Proposed property tax hikes in Minneapolis and St. Paul will hit homeowners hardest in less wealthy pockets of the urban core, where fervent demand for low-cost houses is driving up values.
Minneapolis and St. Paul officials say median-valued homes will see a 7.8% and 6.3% increase, respectively, in the city portion of their tax bills next year. But roughly one in six residential properties in the two cities will see a spike of more than 15% next year, based on a Star Tribune analysis of Minneapolis and Ramsey County projected tax data.
The value of those homes is less than each city’s median, on average. And the houses — which include rentals — are generally in areas with low but rising values, such as the East Side, North End and Frogtown areas of St. Paul, and the North Side, Powderhorn and Phillips areas of Minneapolis.
Some homeowners say the property tax hikes are a good reason for fresh leadership at City Hall.
The value of Jean Hawkins-Koch’s home in the Shingle Creek area of north Minneapolis has risen from $269,000 to $350,000 in the last four years. The total tax bill, including other jurisdictions, has risen about 40%.

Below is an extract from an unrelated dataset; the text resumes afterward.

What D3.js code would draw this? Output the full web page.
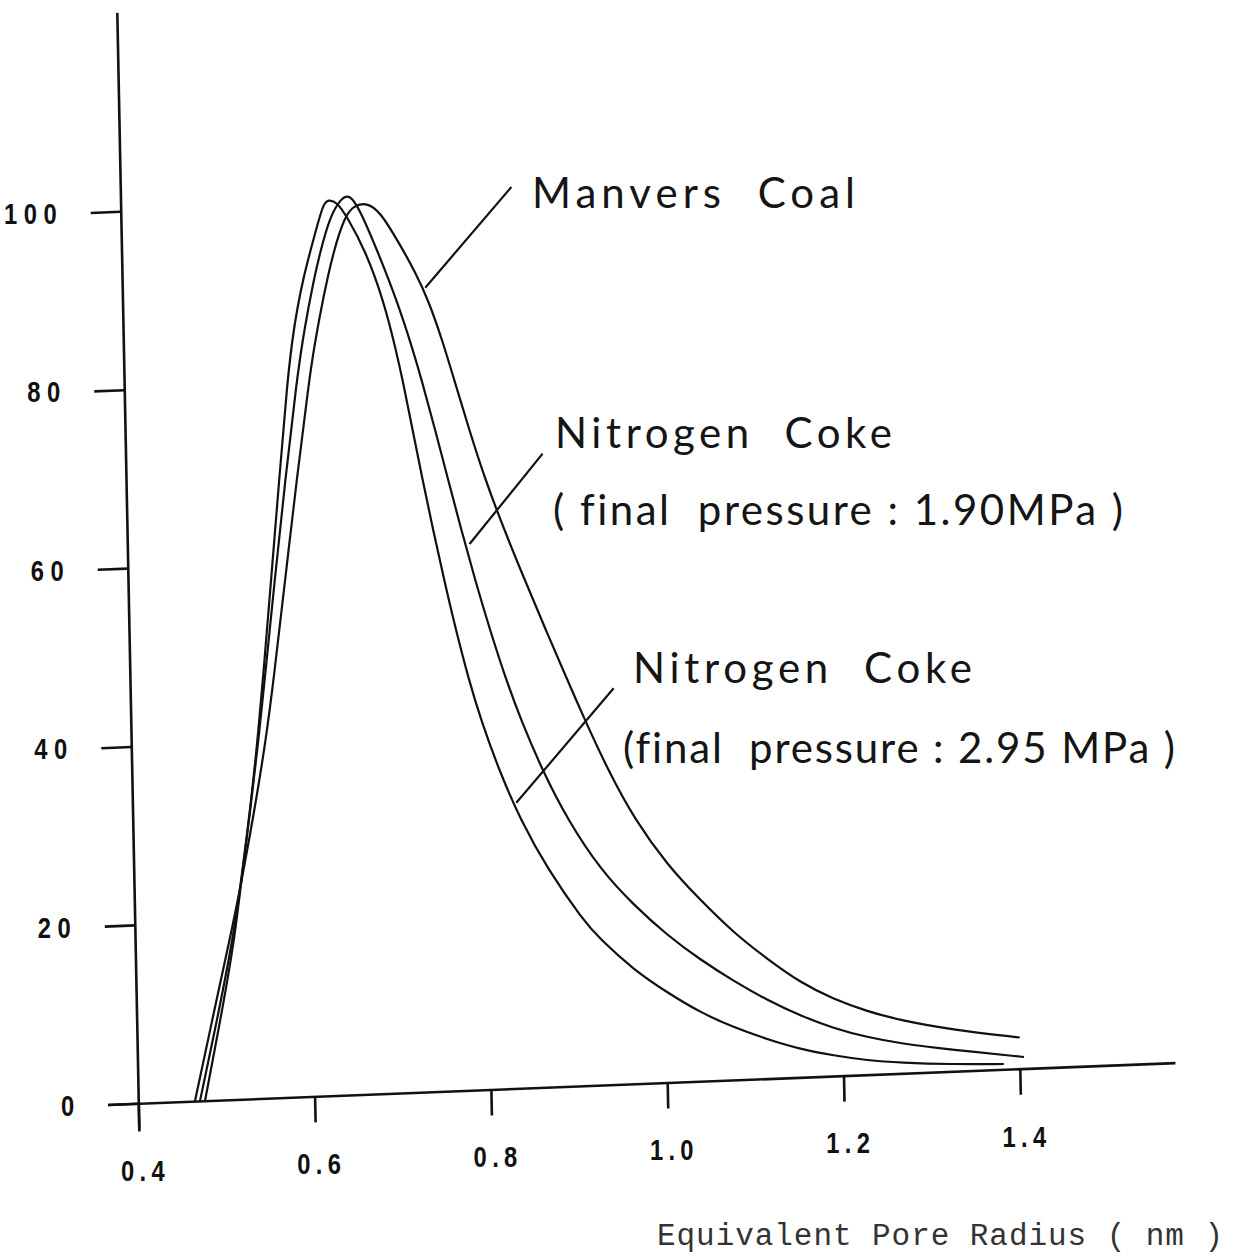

Hawkins-Koch, who runs a “Flip the Council” Facebook page aimed at ousting the entire Minneapolis City Council, said history tells her to expect to continue getting hammered by rising property taxes.
“I don’t know how we’re going to continue to live there with these tax increases. They’re just not sustainable,” Hawkins-Koch said. “Anyone who has a ‘regular job’ doesn’t get these kind of increases in their paycheck.”